CZYTAJ TAKŻE: Premier w PE: Odrzucam język gróźb, pogróżek i wymuszeń; nie zgadzam się na to, by politycy szantażowali i straszyli Polskę
Czasy są takie, że merytoryczną dyskusję można zastąpić pyskówką, a argumenty, choć oczywiste wcale nie są skutecznym orężem. Wydawało nam się, że to polska specjalność? Nic podobnego, fala idzie z samego jądra Europy. Ileż kłamstw padło dzisiaj w Strasburgu?! Ręce opadają, gdy po raz kolejny słyszy się o polskich „strefach wolnych od LGBT”. Jak się przed takim kłamstwem bronić, skoro ono pączkuje i staje się podstawą do strofowania Polski i żądań zablokowania nam funduszy?

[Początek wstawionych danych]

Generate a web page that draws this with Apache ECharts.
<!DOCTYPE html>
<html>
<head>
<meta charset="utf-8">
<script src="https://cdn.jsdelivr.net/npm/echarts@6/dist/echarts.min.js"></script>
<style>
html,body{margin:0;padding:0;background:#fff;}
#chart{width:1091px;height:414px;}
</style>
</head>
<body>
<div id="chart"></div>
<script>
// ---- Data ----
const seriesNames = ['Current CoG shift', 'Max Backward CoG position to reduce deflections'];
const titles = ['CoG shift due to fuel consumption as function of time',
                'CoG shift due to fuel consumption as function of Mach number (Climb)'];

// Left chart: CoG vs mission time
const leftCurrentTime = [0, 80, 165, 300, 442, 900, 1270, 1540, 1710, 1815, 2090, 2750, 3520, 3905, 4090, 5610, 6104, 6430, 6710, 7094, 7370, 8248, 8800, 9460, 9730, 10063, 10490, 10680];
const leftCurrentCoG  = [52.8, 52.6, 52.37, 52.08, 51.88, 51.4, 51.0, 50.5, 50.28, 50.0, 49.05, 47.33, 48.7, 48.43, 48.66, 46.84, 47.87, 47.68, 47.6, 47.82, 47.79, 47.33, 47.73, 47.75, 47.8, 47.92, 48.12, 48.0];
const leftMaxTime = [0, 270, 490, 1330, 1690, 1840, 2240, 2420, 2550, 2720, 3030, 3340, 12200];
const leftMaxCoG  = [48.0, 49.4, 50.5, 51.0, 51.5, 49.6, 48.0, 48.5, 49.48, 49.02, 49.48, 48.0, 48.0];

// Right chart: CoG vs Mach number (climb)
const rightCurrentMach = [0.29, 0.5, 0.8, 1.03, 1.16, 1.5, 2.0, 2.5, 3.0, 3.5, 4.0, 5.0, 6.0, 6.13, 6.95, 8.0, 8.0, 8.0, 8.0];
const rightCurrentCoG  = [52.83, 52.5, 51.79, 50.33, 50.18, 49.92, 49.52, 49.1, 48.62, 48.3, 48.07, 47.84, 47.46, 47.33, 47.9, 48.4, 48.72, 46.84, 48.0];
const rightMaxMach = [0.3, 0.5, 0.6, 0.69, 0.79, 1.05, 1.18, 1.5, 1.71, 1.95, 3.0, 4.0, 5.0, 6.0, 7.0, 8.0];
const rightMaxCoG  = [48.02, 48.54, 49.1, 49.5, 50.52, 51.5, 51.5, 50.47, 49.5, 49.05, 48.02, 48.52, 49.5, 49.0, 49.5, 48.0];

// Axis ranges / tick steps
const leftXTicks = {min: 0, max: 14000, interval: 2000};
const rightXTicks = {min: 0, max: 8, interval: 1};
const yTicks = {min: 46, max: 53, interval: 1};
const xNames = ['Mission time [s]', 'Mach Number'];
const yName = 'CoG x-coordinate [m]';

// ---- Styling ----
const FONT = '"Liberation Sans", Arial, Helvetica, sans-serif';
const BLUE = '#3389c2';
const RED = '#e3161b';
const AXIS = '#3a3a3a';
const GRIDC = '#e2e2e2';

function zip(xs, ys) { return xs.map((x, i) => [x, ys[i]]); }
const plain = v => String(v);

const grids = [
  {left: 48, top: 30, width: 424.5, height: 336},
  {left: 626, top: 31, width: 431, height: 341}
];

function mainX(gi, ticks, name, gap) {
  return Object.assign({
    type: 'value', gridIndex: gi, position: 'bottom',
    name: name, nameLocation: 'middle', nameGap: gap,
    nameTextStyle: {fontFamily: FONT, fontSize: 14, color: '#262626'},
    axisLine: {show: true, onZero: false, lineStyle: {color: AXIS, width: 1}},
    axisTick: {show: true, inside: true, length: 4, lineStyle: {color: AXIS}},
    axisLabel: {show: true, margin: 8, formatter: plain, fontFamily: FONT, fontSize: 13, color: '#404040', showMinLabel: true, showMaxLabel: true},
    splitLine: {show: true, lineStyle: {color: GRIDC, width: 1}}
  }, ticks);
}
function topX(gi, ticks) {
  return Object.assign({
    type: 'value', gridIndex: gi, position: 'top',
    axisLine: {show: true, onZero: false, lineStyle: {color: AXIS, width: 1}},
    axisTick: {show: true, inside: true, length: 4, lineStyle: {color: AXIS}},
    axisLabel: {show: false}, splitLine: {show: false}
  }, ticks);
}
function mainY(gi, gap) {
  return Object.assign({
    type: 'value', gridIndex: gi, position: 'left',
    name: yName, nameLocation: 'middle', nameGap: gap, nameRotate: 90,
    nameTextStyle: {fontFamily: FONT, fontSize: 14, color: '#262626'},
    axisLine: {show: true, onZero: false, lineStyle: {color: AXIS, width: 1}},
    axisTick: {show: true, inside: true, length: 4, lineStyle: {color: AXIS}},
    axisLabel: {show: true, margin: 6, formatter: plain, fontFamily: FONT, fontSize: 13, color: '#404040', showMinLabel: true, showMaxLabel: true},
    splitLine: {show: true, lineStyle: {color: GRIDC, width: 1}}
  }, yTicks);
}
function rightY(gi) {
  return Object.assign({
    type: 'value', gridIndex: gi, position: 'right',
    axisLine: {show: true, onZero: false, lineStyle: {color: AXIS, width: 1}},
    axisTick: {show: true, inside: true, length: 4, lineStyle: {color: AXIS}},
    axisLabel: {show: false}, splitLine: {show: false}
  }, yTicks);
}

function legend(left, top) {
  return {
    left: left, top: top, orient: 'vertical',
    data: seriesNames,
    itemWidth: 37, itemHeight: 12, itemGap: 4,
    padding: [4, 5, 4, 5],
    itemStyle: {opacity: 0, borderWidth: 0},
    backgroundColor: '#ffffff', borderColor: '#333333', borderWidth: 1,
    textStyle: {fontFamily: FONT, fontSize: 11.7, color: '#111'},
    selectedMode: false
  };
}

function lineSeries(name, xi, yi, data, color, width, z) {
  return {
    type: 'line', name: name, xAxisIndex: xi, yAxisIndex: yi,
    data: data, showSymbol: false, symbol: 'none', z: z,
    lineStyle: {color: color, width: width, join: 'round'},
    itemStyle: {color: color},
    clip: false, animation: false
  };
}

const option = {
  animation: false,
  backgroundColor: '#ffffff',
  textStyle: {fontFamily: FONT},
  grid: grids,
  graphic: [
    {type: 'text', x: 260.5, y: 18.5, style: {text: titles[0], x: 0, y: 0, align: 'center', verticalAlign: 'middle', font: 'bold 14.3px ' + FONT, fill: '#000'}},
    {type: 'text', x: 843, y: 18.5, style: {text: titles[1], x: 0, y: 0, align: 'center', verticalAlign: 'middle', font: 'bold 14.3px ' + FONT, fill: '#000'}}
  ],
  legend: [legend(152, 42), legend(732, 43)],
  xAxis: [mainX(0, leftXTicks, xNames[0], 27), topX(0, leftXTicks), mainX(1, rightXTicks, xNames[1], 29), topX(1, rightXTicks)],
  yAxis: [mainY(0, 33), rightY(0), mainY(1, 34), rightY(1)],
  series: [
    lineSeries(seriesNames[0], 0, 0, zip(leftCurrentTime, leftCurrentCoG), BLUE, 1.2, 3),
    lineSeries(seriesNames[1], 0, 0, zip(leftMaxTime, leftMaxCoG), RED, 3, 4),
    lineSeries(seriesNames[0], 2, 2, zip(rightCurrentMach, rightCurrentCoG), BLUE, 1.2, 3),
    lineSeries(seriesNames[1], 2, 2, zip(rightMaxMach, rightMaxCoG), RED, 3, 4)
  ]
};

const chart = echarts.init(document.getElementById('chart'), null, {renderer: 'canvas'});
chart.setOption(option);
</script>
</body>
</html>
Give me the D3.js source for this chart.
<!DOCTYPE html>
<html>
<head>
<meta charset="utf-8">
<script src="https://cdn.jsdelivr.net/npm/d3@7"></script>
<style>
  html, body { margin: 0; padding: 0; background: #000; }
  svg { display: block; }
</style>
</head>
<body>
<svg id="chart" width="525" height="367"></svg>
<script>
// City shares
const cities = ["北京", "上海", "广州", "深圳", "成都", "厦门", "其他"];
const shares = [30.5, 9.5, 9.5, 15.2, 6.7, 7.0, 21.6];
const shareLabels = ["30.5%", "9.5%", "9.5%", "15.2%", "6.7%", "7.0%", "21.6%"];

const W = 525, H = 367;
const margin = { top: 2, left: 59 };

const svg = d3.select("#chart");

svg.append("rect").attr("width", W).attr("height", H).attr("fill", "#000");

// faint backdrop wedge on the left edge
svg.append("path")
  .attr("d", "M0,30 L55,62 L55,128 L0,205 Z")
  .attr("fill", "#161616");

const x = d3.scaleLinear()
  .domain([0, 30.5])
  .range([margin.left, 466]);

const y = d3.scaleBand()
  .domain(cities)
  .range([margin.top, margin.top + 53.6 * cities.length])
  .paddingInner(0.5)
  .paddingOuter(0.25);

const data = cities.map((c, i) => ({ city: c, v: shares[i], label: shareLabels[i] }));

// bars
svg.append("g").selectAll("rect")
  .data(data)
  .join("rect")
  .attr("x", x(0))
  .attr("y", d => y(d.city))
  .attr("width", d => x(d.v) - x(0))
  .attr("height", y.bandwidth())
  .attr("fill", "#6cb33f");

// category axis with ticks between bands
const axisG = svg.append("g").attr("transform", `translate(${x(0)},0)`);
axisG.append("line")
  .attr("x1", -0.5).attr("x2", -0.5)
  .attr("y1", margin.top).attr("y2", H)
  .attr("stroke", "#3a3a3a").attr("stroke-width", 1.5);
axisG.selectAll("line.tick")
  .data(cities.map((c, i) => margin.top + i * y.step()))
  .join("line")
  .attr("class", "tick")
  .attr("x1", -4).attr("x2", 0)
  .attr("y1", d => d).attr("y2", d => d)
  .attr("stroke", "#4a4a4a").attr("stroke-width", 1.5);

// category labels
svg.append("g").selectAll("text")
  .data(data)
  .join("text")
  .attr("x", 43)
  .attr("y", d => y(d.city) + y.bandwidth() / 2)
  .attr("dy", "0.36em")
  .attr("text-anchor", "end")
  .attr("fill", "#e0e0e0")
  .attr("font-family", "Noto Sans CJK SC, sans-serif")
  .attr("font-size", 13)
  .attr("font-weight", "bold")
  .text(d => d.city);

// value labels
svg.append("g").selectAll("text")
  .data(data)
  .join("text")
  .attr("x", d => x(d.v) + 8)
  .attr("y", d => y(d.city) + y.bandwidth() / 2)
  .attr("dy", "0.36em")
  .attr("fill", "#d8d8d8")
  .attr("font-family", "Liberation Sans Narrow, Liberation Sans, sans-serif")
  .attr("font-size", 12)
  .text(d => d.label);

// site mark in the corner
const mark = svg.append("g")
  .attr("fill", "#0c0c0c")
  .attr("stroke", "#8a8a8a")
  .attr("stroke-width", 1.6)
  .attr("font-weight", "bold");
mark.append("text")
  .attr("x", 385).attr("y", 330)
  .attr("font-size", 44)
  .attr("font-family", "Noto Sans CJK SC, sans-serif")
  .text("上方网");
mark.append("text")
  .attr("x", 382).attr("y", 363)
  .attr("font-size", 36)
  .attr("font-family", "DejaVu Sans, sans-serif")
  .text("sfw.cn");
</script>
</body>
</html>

Znów mówiono o „polexicie” nie bacząc na kategoryczne stwierdzenia, że nigdzie się nie wybieramy. To trochę tak, jakby pytać, kiedy Tusk przestanie bić żonę? Co? Nie bije? Ale ja nie o to pytam, proszę nie uchylać się od odpowiedzi! U nas w Europie żon się nie bije!
Morawiecki musiał dzisiaj udowadniać, że nie jest wielbłądem. Odpierał skrajnie nieuczciwe ataki, czemu przyklaskiwali także europosłowie wybrani w Polsce. I to jest w zasadzie odpowiedź na pytanie dlaczego Unii z taką łatwością przychodzi atakowanie jakichkolwiek przejawów polskiej suwerenności.